Politics and Economy
The current president of Equatorial Guinea, Teodoro Obiang Nguema Mbasogo, has held power since 1979 and maintains a highly repressive regime. Civil society and journalists are censored. The vast majority of the country’s political power is concentrated in the president’s family. Elections occur, but they are neither free nor fair. The country is deeply plagued by corruption and serves as an example of a country that suffers from the resource curse.
Oil supports the endeavors of the president and his highly wasteful spending. U.S. companies dominate the country’s oil business and most of Equatorial Guinea’s exports end up in the United States. Prior to oil discovery in the 1990s, cacao, coffee, and timber exports were the primary commodities of the economy. Today, the oil revenues have caused Equatorial Guinea to have the highest gross national income (GNI) per capita of all of Africa. However, this measurement is misleading as the wealth is highly concentrated with the president’s family. The country has one of the highest rates of inequality in the world as measured by the Gini coefficient.

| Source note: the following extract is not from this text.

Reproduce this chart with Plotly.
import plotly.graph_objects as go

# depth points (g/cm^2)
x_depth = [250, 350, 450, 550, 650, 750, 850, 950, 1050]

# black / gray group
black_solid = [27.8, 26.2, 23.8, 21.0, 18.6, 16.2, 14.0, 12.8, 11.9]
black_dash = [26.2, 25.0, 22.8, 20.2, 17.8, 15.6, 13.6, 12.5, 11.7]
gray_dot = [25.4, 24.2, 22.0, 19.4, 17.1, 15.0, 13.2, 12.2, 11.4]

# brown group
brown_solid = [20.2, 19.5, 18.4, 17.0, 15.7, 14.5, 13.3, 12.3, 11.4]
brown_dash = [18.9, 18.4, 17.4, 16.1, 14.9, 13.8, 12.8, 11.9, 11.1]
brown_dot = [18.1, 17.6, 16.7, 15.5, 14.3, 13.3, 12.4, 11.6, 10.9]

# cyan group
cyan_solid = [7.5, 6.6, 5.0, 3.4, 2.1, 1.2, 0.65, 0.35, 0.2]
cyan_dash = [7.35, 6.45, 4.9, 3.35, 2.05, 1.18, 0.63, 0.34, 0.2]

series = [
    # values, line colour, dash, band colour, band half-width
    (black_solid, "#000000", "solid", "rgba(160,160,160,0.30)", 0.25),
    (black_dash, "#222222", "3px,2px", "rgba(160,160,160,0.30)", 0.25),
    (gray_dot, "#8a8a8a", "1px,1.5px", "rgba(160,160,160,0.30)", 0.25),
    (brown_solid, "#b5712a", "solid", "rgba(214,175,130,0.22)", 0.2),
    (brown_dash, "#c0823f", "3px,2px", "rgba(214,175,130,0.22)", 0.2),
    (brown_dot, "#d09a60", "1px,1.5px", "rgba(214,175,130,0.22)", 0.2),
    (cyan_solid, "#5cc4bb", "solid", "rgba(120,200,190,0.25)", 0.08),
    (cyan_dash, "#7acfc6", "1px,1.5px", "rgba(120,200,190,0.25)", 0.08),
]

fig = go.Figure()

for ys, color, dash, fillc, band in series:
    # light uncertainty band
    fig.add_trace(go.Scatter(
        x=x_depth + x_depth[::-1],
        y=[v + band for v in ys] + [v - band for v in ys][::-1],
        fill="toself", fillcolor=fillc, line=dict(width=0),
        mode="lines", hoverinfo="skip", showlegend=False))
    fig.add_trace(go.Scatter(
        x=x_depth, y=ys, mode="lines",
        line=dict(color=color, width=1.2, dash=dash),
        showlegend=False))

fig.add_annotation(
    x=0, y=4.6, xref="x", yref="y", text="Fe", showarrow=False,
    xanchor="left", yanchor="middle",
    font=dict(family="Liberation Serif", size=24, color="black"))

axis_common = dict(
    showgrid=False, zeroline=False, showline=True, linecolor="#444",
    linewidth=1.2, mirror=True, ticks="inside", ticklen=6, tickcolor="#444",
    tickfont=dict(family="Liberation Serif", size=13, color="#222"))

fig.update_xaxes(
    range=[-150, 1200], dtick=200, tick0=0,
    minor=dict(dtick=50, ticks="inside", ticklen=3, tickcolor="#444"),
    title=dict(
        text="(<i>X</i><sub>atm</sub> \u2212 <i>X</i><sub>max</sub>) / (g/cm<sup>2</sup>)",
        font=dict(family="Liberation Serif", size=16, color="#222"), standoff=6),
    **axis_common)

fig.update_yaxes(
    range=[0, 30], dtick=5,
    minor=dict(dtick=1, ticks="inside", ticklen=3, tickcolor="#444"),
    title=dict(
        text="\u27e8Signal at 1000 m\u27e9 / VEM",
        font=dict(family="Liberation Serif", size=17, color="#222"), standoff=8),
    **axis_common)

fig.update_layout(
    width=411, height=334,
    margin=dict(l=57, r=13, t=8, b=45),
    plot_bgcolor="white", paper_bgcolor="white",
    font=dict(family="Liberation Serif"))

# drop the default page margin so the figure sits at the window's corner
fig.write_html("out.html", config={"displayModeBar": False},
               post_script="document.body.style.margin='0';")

Tourism plays little role in the country’s economy as it is one of the least visited countries in the world (North Korea doesn’t even make it onto the list; that’s how few visitors we’re talking). The country has undergone international isolationism as part of the rise of the dictatorial family. Citizens of the U.S. are notably exempt from the expensive, prearranged visa requirement primarily due to the country’s relationship with U.S. oil companies.

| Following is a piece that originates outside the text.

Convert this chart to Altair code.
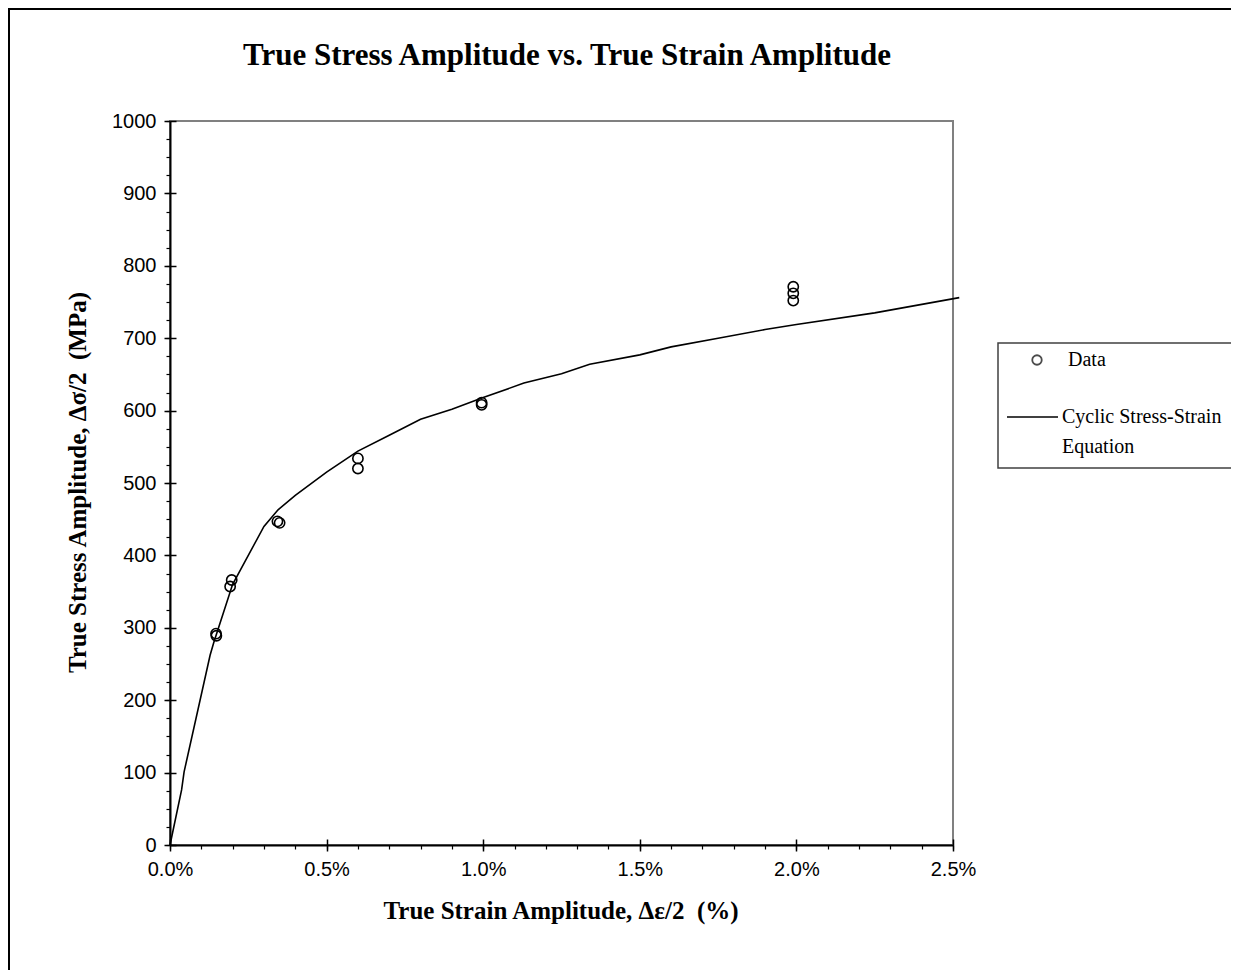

Equatorial Guinea was colonized by several European countries. First European contact came from the Portuguese in 1472. Early efforts to develop sugarcane plantations largely failed given the extreme humidity, rainfall, and temperature fluctuations. Centuries later, the Portuguese and Spain signed a treaty that transferred the colony to Spanish control. For several decades in the 19th century, Spain leased the territory to the British. Independence finally came in 1968 after centuries of exploitation, disease, and the alienation of some native groups while privileging others. The stage was set for a weak democratic transition into repressive authoritarianism later compounded by oil and imperialism. As a result of Spanish colonialism, Equatorial Guinea is the only Spanish speaking country in Africa.
Geography and Ecology
The country is composed of a relatively small territory on mainland Africa and several islands. The largest island, Bioko, is home to the capital Malabo and the largest share of the country’s population. Bioko is actually much closer to Cameroon than mainland Equatorial Guinea, referred to as Río Muni. Bioko also contains Pico Basilé (one of the tallest volcanos in Africa) and Ureka (the wettest place in Africa).

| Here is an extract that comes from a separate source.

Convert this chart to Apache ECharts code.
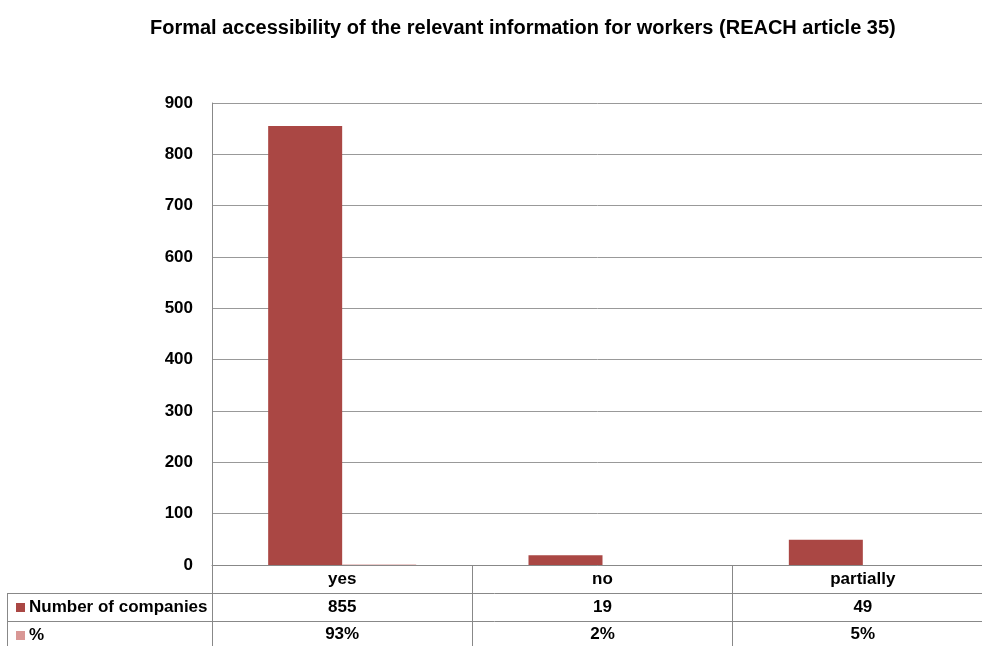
<!DOCTYPE html>
<html><head><meta charset="utf-8">
<script src="https://cdn.jsdelivr.net/npm/echarts@6/dist/echarts.min.js"></script>
<style>html,body{margin:0;padding:0;background:#fff}#c{width:982px;height:646px}</style>
</head><body><div id="c"></div>
<script>
const categories = ['yes', 'no', 'partially'];
const companies = [855, 19, 49];
const percent = [0.93, 0.02, 0.05];
const yTicks = [0, 100, 200, 300, 400, 500, 600, 700, 800, 900];
const seriesNames = ['Number of companies', '%'];

const FONT = 'Liberation Sans';
const chart = echarts.init(document.getElementById('c'));
const pctLabel = v => Math.round(v * 100) + '%';
const lblStyle = {color: '#000', fontFamily: FONT, fontWeight: 'bold', fontSize: 17};
const legendBase = {
  orient: 'vertical', left: 11, itemWidth: 9, itemHeight: 9, icon: 'rect', itemGap: 0,
  textStyle: {fontFamily: FONT, fontWeight: 'bold', fontSize: 17, color: '#000', padding: [0, 0, 0, -1]}
};

chart.setOption({
  animation: false,
  title: {
    text: 'Formal accessibility of the relevant information for workers (REACH article 35)',
    left: 145, top: 13,
    textStyle: {fontFamily: FONT, fontWeight: 'bold', fontSize: 20, color: '#000'}
  },
  legend: [
    Object.assign({top: 594, data: [seriesNames[0]]}, legendBase),
    Object.assign({top: 622, data: [seriesNames[1]]}, legendBase)
  ],
  grid: {left: 212, top: 103, width: 781, height: 462, outerBoundsMode: 'none', containLabel: false},
  yAxis: {
    type: 'value', min: yTicks[0], max: yTicks[yTicks.length - 1], interval: 100,
    axisLine: {show: true, lineStyle: {color: '#888'}},
    axisTick: {show: false},
    axisLabel: Object.assign({margin: 19}, lblStyle),
    splitLine: {lineStyle: {color: '#999'}}
  },
  xAxis: [
    {
      type: 'category', data: categories, position: 'bottom',
      axisLine: {lineStyle: {color: '#888'}},
      axisTick: {show: true, length: 81, lineStyle: {color: '#888'}},
      axisLabel: Object.assign({margin: 6}, lblStyle)
    },
    {
      type: 'category', data: companies.map(String), position: 'bottom', offset: 28,
      axisLine: {show: false}, axisTick: {show: false},
      axisLabel: Object.assign({margin: 6}, lblStyle)
    },
    {
      type: 'category', data: percent.map(pctLabel), position: 'bottom', offset: 56,
      axisLine: {show: false}, axisTick: {show: false},
      axisLabel: Object.assign({margin: 5}, lblStyle)
    }
  ],
  graphic: [
    {type: 'line', shape: {x1: 7, y1: 593.5, x2: 982, y2: 593.5}, style: {stroke: '#888', lineWidth: 1}},
    {type: 'line', shape: {x1: 7, y1: 621.5, x2: 982, y2: 621.5}, style: {stroke: '#888', lineWidth: 1}},
    {type: 'line', shape: {x1: 7.5, y1: 593, x2: 7.5, y2: 646}, style: {stroke: '#888', lineWidth: 1}}
  ],
  series: [
    {name: seriesNames[0], type: 'bar', data: companies, barWidth: 74, barGap: '0%',
     itemStyle: {color: '#AA4744'}},
    {name: seriesNames[1], type: 'bar', data: percent, barWidth: 74,
     itemStyle: {color: '#D99795'}}
  ]
});
</script></body></html>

Given the wide range of climates for such a tiny country, it is very ecologically diverse. Everything from chimpanzees to the highly coveted pangolin can be found here. The beach at Ureka is also one of the only places on earth where leatherback sea turtles lay their eggs. The rarities of Equatorial Guinea wildlife and the political and economic corruption make it vulnerable to poaching and the exotic animal trade.